I do not have background in system controllers. As part of a project, I am forced to learn the very basics how a PI or PID controller and transfer function derivation are made. As example to my understanding, I would like to control the volumetric flow rate at the outlet of a tank. I have the following simple functional relationships:

Q = c*(ho - h); Q as flow rate, ho and h as initial and current heads in the tank
Q = A*dh/dt; A is the surface area of the tank, dh/dt time variability of head in the tank

a generic PI controller description has the following blocks:
-data source with outlet node
-difference blocks (difference of current value and sensed value from the transfer function)
-gain blocks (multiplication of difference by a constant KP) then to another gain block ...
-integrator (integrating what is coming out of gain blocks)
-summation (adding values from gains and integrator)
-transfer function (receive values from summation and sends that value back to the difference block)

That is the maximum I understood. Now, how can I use the above flow and head relationship to establish a PI controller?

Any help and guide on this would be a great help.

 

[williamlove]

I'm not sure from your question if this is a homework problem...a math exercise, or a real-world problem.

If it is a real world problem then you can set up a PID in a controller (DCS or PLC) without modeling very much.

Your math might be useful to calculate process time constant and deadtime and thereby derive a starting point for your tuning parameters...the controller gains. But most of the time this is done in the field empirically, with the real process and loop in action...that is to say, you tune the real loop.
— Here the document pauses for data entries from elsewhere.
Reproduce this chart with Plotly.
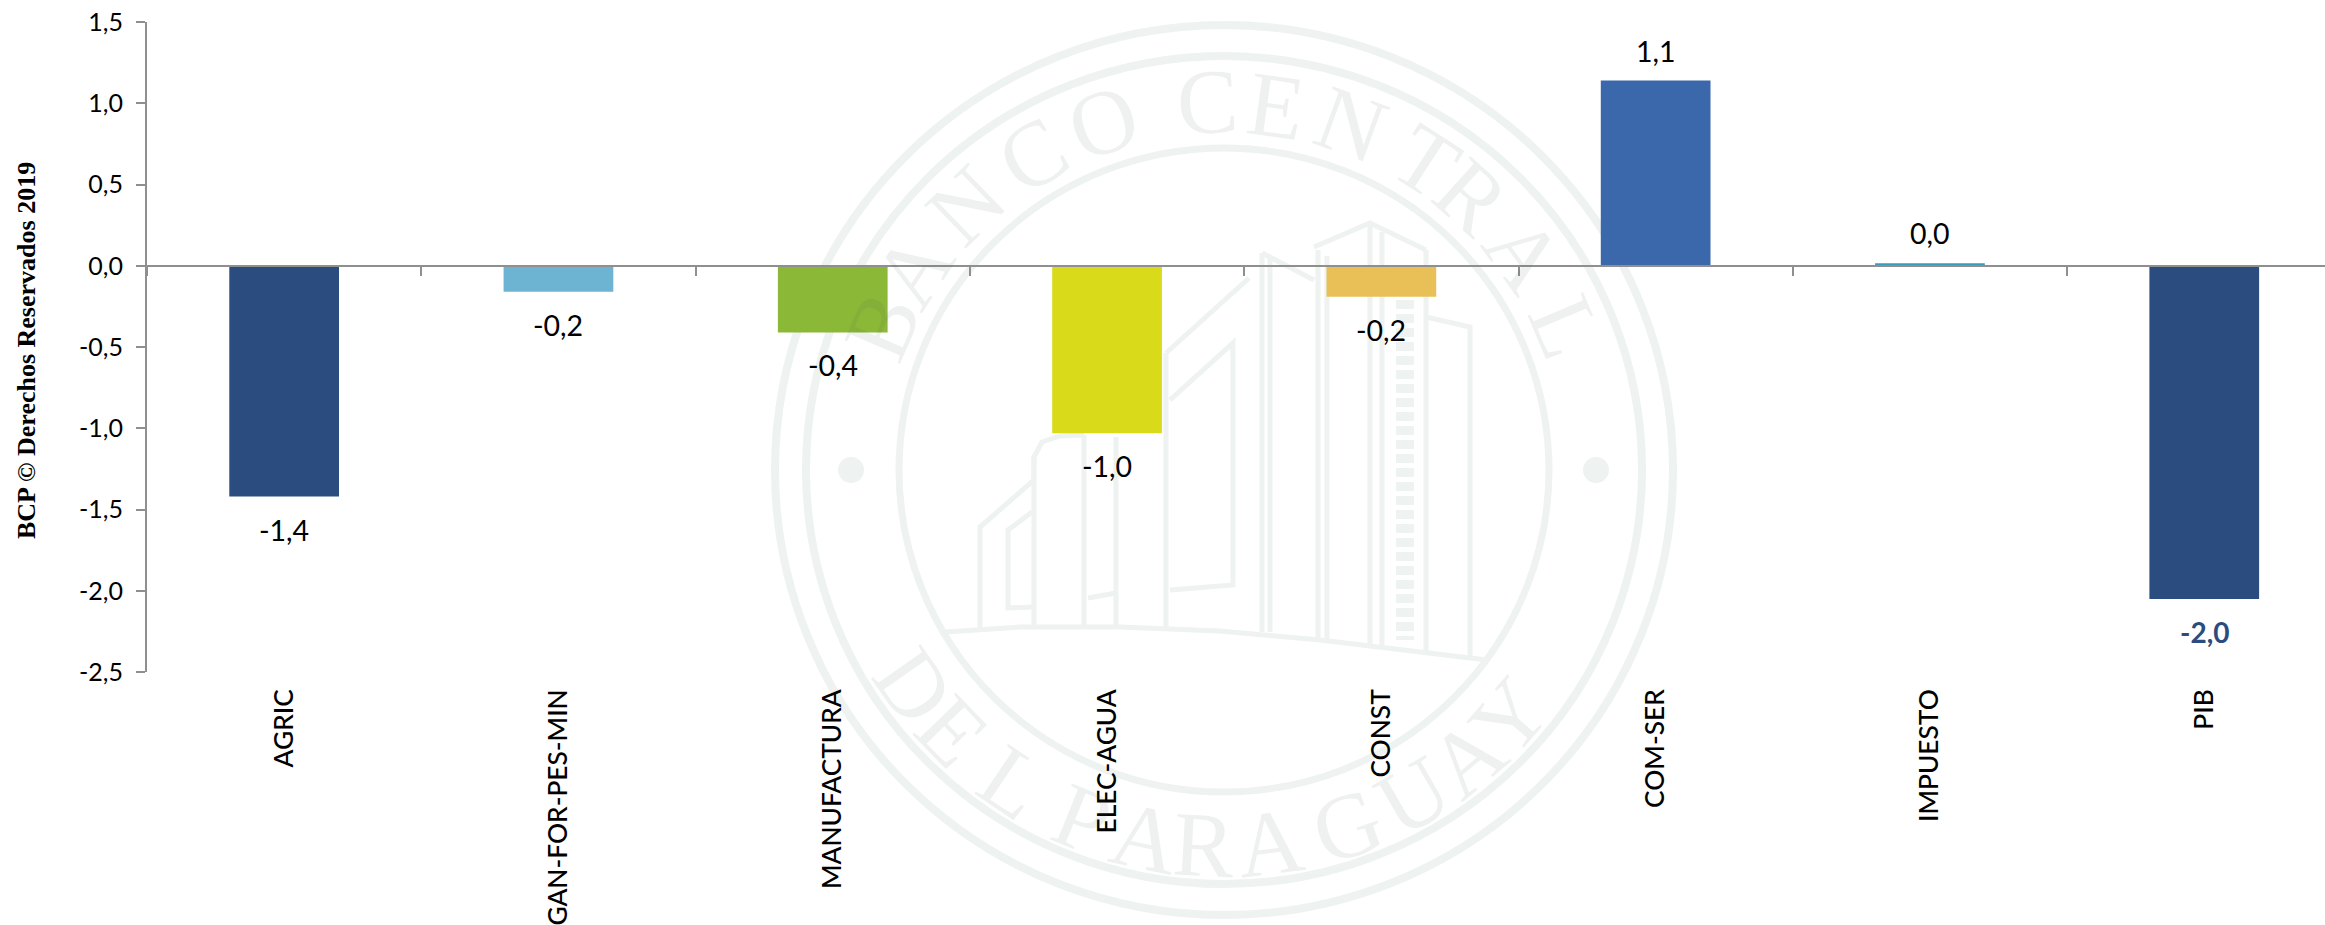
import math
import plotly.graph_objects as go

categories = ["AGRIC", "GAN-FOR-PES-MIN", "MANUFACTURA", "ELEC-AGUA", "CONST", "COM-SER", "IMPUESTO", "PIB"]
values = [-1.42, -0.16, -0.41, -1.03, -0.19, 1.14, 0.015, -2.05]
value_labels = ["-1,4", "-0,2", "-0,4", "-1,0", "-0,2", "1,1", "0,0", "-2,0"]
bar_colors = ["#2B4C7E", "#6CB4D2", "#8CB838", "#D8DA1A", "#E8C057", "#3B68AB", "#3A9BBE", "#2B4C7E"]
y_tick_values = [1.5, 1.0, 0.5, 0.0, -0.5, -1.0, -1.5, -2.0, -2.5]
y_tick_labels = ["1,5", "1,0", "0,5", "0,0", "-0,5", "-1,0", "-1,5", "-2,0", "-2,5"]
credit = "BCP © Derechos Reservados 2019"

W, H = 2325, 925
L, R, T, B = 147, 0, 22, 253
FONT = "Lato"
AXIS = "#8F8F8F"
SEAL = "#EEF2F0"
SEAL_TEXT = "rgba(60,90,80,0.085)"


def px(x):
    return (x - L) / (W - L - R)


def py(y):
    return (H - B - y) / (H - T - B)


def path(points, close=False):
    s = "M" + " L".join(f"{px(x):.5f},{py(y):.5f}" for x, y in points)
    return s + (" Z" if close else "")


shapes = []
CX, CY = 1224, 470
for rx, ry, w in [(449, 445, 8), (418, 414, 8), (325, 322, 7)]:
    shapes.append(dict(type="circle", xref="paper", yref="paper", layer="below",
                       x0=px(CX - rx), x1=px(CX + rx), y0=py(CY + ry), y1=py(CY - ry),
                       line=dict(color=SEAL, width=w)))
for dx in (851, 1596):
    shapes.append(dict(type="circle", xref="paper", yref="paper", layer="below",
                       x0=px(dx - 13), x1=px(dx + 13), y0=py(470 + 13), y1=py(470 - 13),
                       fillcolor=SEAL, line=dict(width=0)))

building = [
    [(945, 632), (1020, 627), (1120, 627), (1220, 631), (1320, 640), (1487, 660)],
    [(980, 630), (980, 527), (1034, 480), (1034, 457), (1042, 442), (1060, 436), (1084, 435)],
    [(1034, 457), (1034, 628)],
    [(1032, 512), (1008, 530), (1008, 608), (1032, 607)],
    [(1084, 435), (1084, 628)],
    [(1116, 437), (1116, 629)],
    [(1088, 598), (1116, 593)],
    [(1166, 353), (1166, 630)],
    [(1166, 353), (1249, 278)],
    [(1170, 400), (1233, 343), (1233, 585), (1170, 590)],
    [(1262, 253), (1262, 632)],
    [(1270, 256), (1270, 632)],
    [(1262, 253), (1314, 280)],
    [(1318, 250), (1318, 640)],
    [(1327, 256), (1327, 640)],
    [(1314, 247), (1370, 223), (1426, 250)],
    [(1370, 223), (1370, 645)],
    [(1382, 232), (1382, 645)],
    [(1426, 250), (1426, 652)],
    [(1426, 317), (1470, 327), (1470, 656)],
]
for pts in building:
    shapes.append(dict(type="path", xref="paper", yref="paper", layer="below", path=path(pts),
                       line=dict(color=SEAL, width=5)))
shapes.append(dict(type="path", xref="paper", yref="paper", layer="below",
                   path=path([(1405, 300), (1405, 640)]),
                   line=dict(color=SEAL, width=18, dash="9px,5px")))

annotations = []
for cat, val, lab in zip(categories, values, value_labels):
    is_total = cat == "PIB"
    annotations.append(dict(x=cat, y=val, xref="x", yref="y", text=lab, showarrow=False,
                            yshift=30 if val > 0 else -33, xanchor="center", yanchor="middle",
                            font=dict(family=FONT, size=28 if is_total else 28.5,
                                      color="#2B4C7E" if is_total else "#000000",
                                      weight="bold" if is_total else "normal")))

annotations.append(dict(x=px(26), y=py(351), xref="paper", yref="paper", text=credit, showarrow=False,
                        textangle=-90, xanchor="center", yanchor="middle",
                        font=dict(family="Liberation Serif", size=26, color="#000000", weight="bold")))

top_letters = list("BANCOCENTRAL")
top_angles = [-67, -57, -44, -31, -19, -2.5, 8, 20, 33, 42, 54, 67]
bottom_letters = list("DELPARAGUAY")
bottom_angles = [235, 226, 214, 202, 192, 183, 173, 161, 150, 140, 131]
for ch, a in zip(top_letters, top_angles):
    t = math.radians(a)
    annotations.append(dict(x=px(CX + 371 * math.sin(t)), y=py(CY - 368 * math.cos(t)),
                            xref="paper", yref="paper", text=ch, showarrow=False, textangle=a,
                            xanchor="center", yanchor="middle",
                            font=dict(family="Liberation Serif", size=92, color=SEAL_TEXT)))
for ch, a in zip(bottom_letters, bottom_angles):
    t = math.radians(a)
    annotations.append(dict(x=px(CX + 378 * math.sin(t)), y=py(CY - 376 * math.cos(t)),
                            xref="paper", yref="paper", text=ch, showarrow=False, textangle=a - 180,
                            xanchor="center", yanchor="middle",
                            font=dict(family="Liberation Serif", size=92, color=SEAL_TEXT)))

fig = go.Figure(go.Bar(x=categories, y=values, width=0.4, marker=dict(color=bar_colors, line=dict(width=0)),
                       showlegend=False, hoverinfo="x+y"))

fig.update_layout(
    width=W, height=H,
    margin=dict(l=L, r=R, t=T, b=B, pad=0, autoexpand=False),
    paper_bgcolor="#FFFFFF", plot_bgcolor="rgba(0,0,0,0)", showlegend=False,
    shapes=shapes, annotations=annotations,
    font=dict(family=FONT, color="#000000"),
    xaxis=dict(type="category", categoryorder="array", categoryarray=categories,
               range=[-0.5, -0.5 + (W - L) / 274.3], anchor="free", position=2.5 / 4,
               showline=True, linecolor=AXIS, linewidth=2, showgrid=False, zeroline=False,
               ticks="outside", ticklen=9, tickwidth=1.5, tickcolor=AXIS, tickson="boundaries",
               tickangle=-90, tickfont=dict(family=FONT, size=26.3, color="#000000", weight=500),
               ticklabelstandoff=412, automargin=False),
    yaxis=dict(range=[-2.5, 1.5], tickmode="array", tickvals=y_tick_values, ticktext=y_tick_labels,
               showline=True, linecolor=AXIS, linewidth=2, showgrid=False, zeroline=False,
               ticks="outside", ticklen=9, tickwidth=1.5, tickcolor=AXIS,
               tickfont=dict(family=FONT, size=25, color="#000000"), ticklabelstandoff=8, automargin=False),
)

fig.write_html("out.html", config={"displayModeBar": False},
               post_script="document.body.style.margin='0';document.documentElement.style.overflow='hidden';")
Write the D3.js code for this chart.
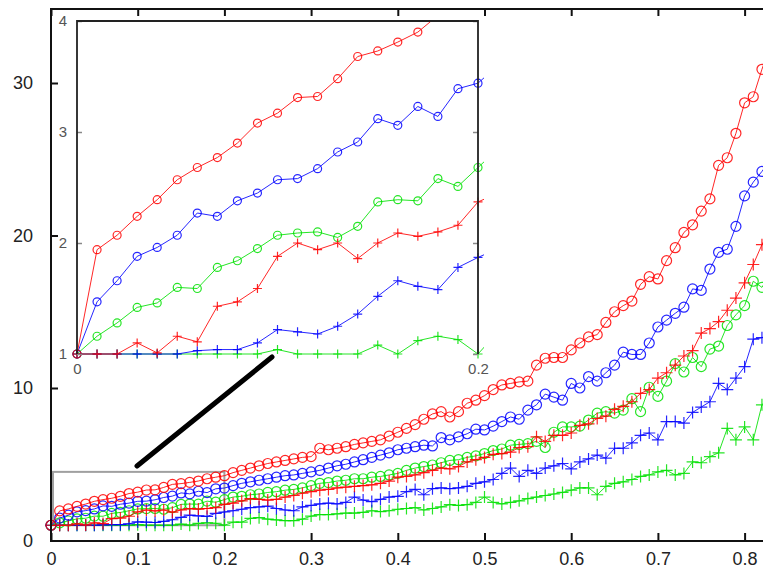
<!DOCTYPE html>
<html><head><meta charset="utf-8">
<script src="https://cdn.jsdelivr.net/npm/d3@7"></script>
<style>body{margin:0;background:#fff}svg{display:block}text{font-family:"Liberation Sans",Arial,sans-serif}</style>
</head><body><svg id="c" width="763" height="572"></svg>
<script>
// ---- data (x grid step 0.01, index i -> x = i*0.01) ----
const xStep = 0.01;
const redCircle = [1.0,1.94,2.07,2.24,2.39,2.57,2.68,2.77,2.90,3.08,3.17,3.31,3.32,3.48,3.68,3.73,3.81,3.90,4.05,4.15,4.25,
 4.45,4.6,4.75,4.9,5.05,5.15,5.25,5.35,5.45,5.5,
 6.05,5.95,6.05,6.15,6.3,6.4,6.5,6.6,6.85,7.1,
 7.35,7.6,7.95,8.3,8.45,8.1,8.45,9.0,9.2,9.5,
 9.9,10.2,10.3,10.4,10.45,11.5,11.95,12.0,12.0,12.5,
 12.95,13.35,13.5,14.3,15.0,15.4,15.7,16.8,17.3,17.15,
 18.35,19.2,20.2,20.7,21.6,22.4,24.6,25.1,26.7,28.7,
 29.1,30.9,32.5];
const blueCircle = [1.0,1.47,1.66,1.88,1.96,2.07,2.27,2.24,2.38,2.45,2.57,2.58,2.67,2.82,2.91,3.12,3.06,3.23,3.14,3.39,3.44,
 3.6,3.75,3.85,3.95,4.05,4.15,4.25,4.3,4.4,4.5,
 4.6,4.75,4.9,5.0,5.15,5.3,5.45,5.6,5.75,5.95,
 6.05,6.15,6.25,6.2,6.75,6.6,6.8,7.0,7.3,7.25,
 7.5,7.8,8.1,7.95,8.55,8.9,9.6,9.4,9.2,10.3,
 10.0,10.75,10.45,11.0,11.5,12.35,12.2,12.2,12.95,14.0,
 14.45,14.9,15.3,16.5,16.4,17.8,18.9,19.1,20.6,22.6,
 23.5,24.2,25.0];
const greenCircle = [1.0,1.16,1.28,1.42,1.46,1.60,1.59,1.78,1.84,1.95,2.07,2.09,2.10,2.05,2.15,2.37,2.39,2.38,2.58,2.51,2.68,
 2.85,2.9,3.0,3.05,3.15,3.2,3.3,3.35,3.45,3.6,
 3.75,3.8,3.9,3.95,4.05,4.05,4.15,4.2,4.3,4.4,
 4.6,4.75,4.85,4.95,5.1,5.25,5.3,5.45,5.55,5.7,
 5.9,6.0,6.25,6.3,6.35,6.5,6.1,7.1,7.45,7.45,
 7.5,7.9,8.35,8.45,8.35,8.55,9.3,8.45,10.05,9.45,
 10.45,11.6,11.05,12.0,11.4,12.55,12.75,14.1,14.8,15.4,
 17.0,16.6,17.5];
const redPlus = [1.0,1.0,1.0,1.10,1.01,1.16,1.11,1.43,1.47,1.59,1.88,2.00,1.94,2.00,1.86,2.00,2.09,2.06,2.10,2.16,2.37,
 2.45,2.6,2.75,2.7,2.65,2.7,2.85,2.95,3.1,3.2,
 3.3,3.35,3.45,3.5,3.55,3.6,3.65,3.75,3.9,4.15,
 4.2,4.3,4.45,4.6,4.75,4.7,4.85,5.15,5.3,5.45,
 5.65,5.7,5.8,6.1,6.15,6.8,6.5,6.9,6.9,7.05,
 7.55,7.65,8.0,8.15,8.6,8.8,9.1,9.65,9.9,10.65,
 11.0,11.5,12.1,12.45,13.6,13.9,14.35,15.1,15.9,16.9,
 18.1,19.4,20.5];
const bluePlus = [1.0,1.0,1.0,1.0,1.0,1.0,1.03,1.04,1.04,1.10,1.22,1.20,1.18,1.25,1.36,1.52,1.66,1.61,1.58,1.78,1.87,
 1.95,2.05,2.15,2.2,2.25,2.1,2.0,1.95,2.2,2.3,
 2.4,2.45,2.4,2.5,2.85,2.65,2.55,2.7,2.85,2.9,
 3.2,3.35,3.0,3.4,3.45,3.4,3.45,3.55,3.75,3.85,
 4.0,4.4,4.75,4.2,4.6,4.4,4.75,4.9,5.05,4.7,
 5.15,5.35,5.6,5.4,6.05,6.05,6.4,6.9,7.05,6.6,
 7.8,7.8,7.7,8.4,8.75,9.1,10.3,9.9,10.65,11.4,
 13.2,13.3,13.6];
const greenPlus = [1,1,1,1,1,1,1,1,1,1,1.04,1,1,1,1,1.08,1,1.12,1.16,1.13,1.0,
 1.2,1.2,1.45,1.5,1.4,1.35,1.3,1.3,1.4,1.6,
 1.7,1.7,1.75,1.8,1.8,1.85,1.95,1.9,1.95,2.05,
 2.1,2.15,2.0,2.1,2.2,2.35,2.3,2.35,2.5,2.85,
 2.5,2.4,2.5,2.6,2.75,2.85,2.95,3.05,3.15,3.3,
 3.45,3.45,3.0,3.55,3.75,3.85,4.0,4.2,4.3,4.5,
 4.6,4.3,4.4,5.15,5.1,5.5,5.75,7.35,6.6,7.45,
 6.6,8.9,9.5];

const mainXTicks = [0,0.1,0.2,0.3,0.4,0.5,0.6,0.7,0.8];
const mainYTicks = [0,10,20,30];
const insetXTicks = [0,0.2];
const insetYTicks = [1,2,3,4];
const zoomBox = {x0:0, x1:0.2, y0:1, y1:4.5};

const series = [
  {name:"greenPlus", vals:greenPlus, color:"#00e000", marker:"plus"},
  {name:"bluePlus", vals:bluePlus, color:"#0000ff", marker:"plus"},
  {name:"greenCircle", vals:greenCircle, color:"#00e000", marker:"circle"},
  {name:"redPlus", vals:redPlus, color:"#ff0000", marker:"plus"},
  {name:"blueCircle", vals:blueCircle, color:"#0000ff", marker:"circle"},
  {name:"redCircle", vals:redCircle, color:"#ff0000", marker:"circle"}
];
const toPts = v => v.map((y,i)=>({x:i*xStep, y}));

const svg = d3.select("#c");

// ---- main scales ----
const x = d3.scaleLinear().domain([0,0.8]).range([51,744.6]);
const y = d3.scaleLinear().domain([0,30]).range([540.5,83]);
const yTop = 9, yBot = 541;

// zoom rectangle
svg.append("rect")
  .attr("x", x(zoomBox.x0)+2).attr("y", y(zoomBox.y1))
  .attr("width", x(zoomBox.x1)-x(zoomBox.x0)-2).attr("height", y(zoomBox.y0)-y(zoomBox.y1))
  .attr("fill","none").attr("stroke","#a0a0a0").attr("stroke-width",2);

function drawSeries(g, xs, ys, r, p, sw){
  series.forEach(s=>{
    const pts = toPts(s.vals);
    g.append("path").datum(pts)
      .attr("d", d3.line().x(d=>xs(d.x)).y(d=>ys(d.y)))
      .attr("fill","none").attr("stroke",s.color).attr("stroke-width",sw).attr("stroke-opacity",0.85);
    const m = g.append("g").attr("stroke",s.color).attr("fill","none").attr("stroke-width",1.2).attr("stroke-opacity",0.85);
    if(s.marker==="circle"){
      m.selectAll("circle").data(pts).join("circle")
        .attr("cx",d=>xs(d.x)).attr("cy",d=>ys(d.y)).attr("r",r);
    } else {
      m.selectAll("path").data(pts).join("path")
        .attr("d",d=>{const cx=xs(d.x), cy=ys(d.y);
          return `M${cx-p},${cy}H${cx+p}M${cx},${cy-p}V${cy+p}`;});
    }
  });
}

const mainG = svg.append("g");
drawSeries(mainG, x, y, 5, 6, 1);

// pointer line
svg.append("line")
  .attr("x1",137).attr("y1",466).attr("x2",272).attr("y2",357)
  .attr("stroke","#000").attr("stroke-width",5).attr("stroke-linecap","round");

// main frame
const frame = svg.append("g").attr("stroke","#111").attr("stroke-width",2).attr("fill","none");
frame.append("line").attr("x1",51).attr("x2",51).attr("y1",yTop).attr("y2",yBot);
frame.append("line").attr("x1",50).attr("x2",763).attr("y1",yBot).attr("y2",yBot);
frame.append("line").attr("x1",50).attr("x2",763).attr("y1",yTop).attr("y2",yTop);

const fmt = d => d===0 ? "0" : d3.format(".1f")(d);
const axB = svg.append("g").attr("transform",`translate(0,${yBot})`)
  .call(d3.axisBottom(x).tickValues(mainXTicks).tickFormat(fmt).tickSize(-8).tickPadding(11));
const axT = svg.append("g").attr("transform",`translate(0,${yTop})`)
  .call(d3.axisTop(x).tickValues(mainXTicks).tickFormat("").tickSize(-7));
const axL = svg.append("g").attr("transform",`translate(51,0)`)
  .call(d3.axisLeft(y).tickValues(mainYTicks).tickSize(-7).tickPadding(18));
[axB,axT,axL].forEach(a=>{
  a.select(".domain").remove();
  a.selectAll(".tick line").attr("stroke","#111").attr("stroke-width",2);
  a.selectAll("text").attr("font-size",18).attr("fill","#222").attr("font-family","Liberation Sans, Arial, sans-serif");
});

// ---- inset ----
const ix = d3.scaleLinear().domain([0,0.2]).range([77,478]);
const iy = d3.scaleLinear().domain([1,4]).range([354,21]);
const inset = svg.append("g");
inset.append("rect").attr("x",77).attr("y",21).attr("width",401).attr("height",333).attr("fill","#fff");
svg.append("defs").append("clipPath").attr("id","ic").append("rect")
  .attr("x",72).attr("y",21).attr("width",412).attr("height",340);
const insetData = inset.append("g").attr("clip-path","url(#ic)");
const insetSeries = series.map(s=>({...s}));
drawSeries(insetData, ix, iy, 4, 4.5, 1);

const ayL = inset.append("g").attr("transform","translate(77,0)")
  .call(d3.axisLeft(iy).tickValues(insetYTicks).tickFormat(d3.format("d")).tickSize(-5).tickPadding(10));
const ayR = inset.append("g").attr("transform","translate(478,0)")
  .call(d3.axisRight(iy).tickValues(insetYTicks).tickFormat("").tickSize(-5));
const axI = inset.append("g").attr("transform","translate(0,354)")
  .call(d3.axisBottom(ix).tickValues(insetXTicks).tickFormat(d=>d===0?"0":d3.format(".1f")(d)).tickSize(0).tickPadding(9));
[ayL,ayR,axI].forEach(a=>{
  a.select(".domain").remove();
  a.selectAll(".tick line").attr("stroke","#888").attr("stroke-width",1.5);
  a.selectAll("text").attr("font-size",15).attr("fill","#555").attr("font-family","Liberation Sans, Arial, sans-serif");
});
inset.append("path")
  .attr("d","M77,354V21H478V354")
  .attr("fill","none").attr("stroke","#222").attr("stroke-width",1.8);
</script></body></html>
The modeling and math has its place but for a loop like this it may be overkill.

 

[Noway2]

Basically, your system is representable by a differential equation, where the flow rate is equal to the surface area times the rate of change of water level in the tank. Notice I highlighted "rate" variables as these are represented by derivatives, which can in turn be solved through integration. Solving systems in this manner is in the realm of analog computing and system model "programming". This link should help clarify some of the concepts for you and get you on the right path:

http://courses.engr.illinois.edu/ece486/labs/lab1/analog_computer_manual.pdf

You might also be interested in a simulation program like Scicos, which will allow you to generate function block systems and analyze them.

 

[scote]

Thank you for your comments. I am on a mathematical modeling task, which is intended to be used in a real world problem.

Noway2, thank you for the link to a PDF. I am not good in electricity but that material looks interesting, which I will read it carefully.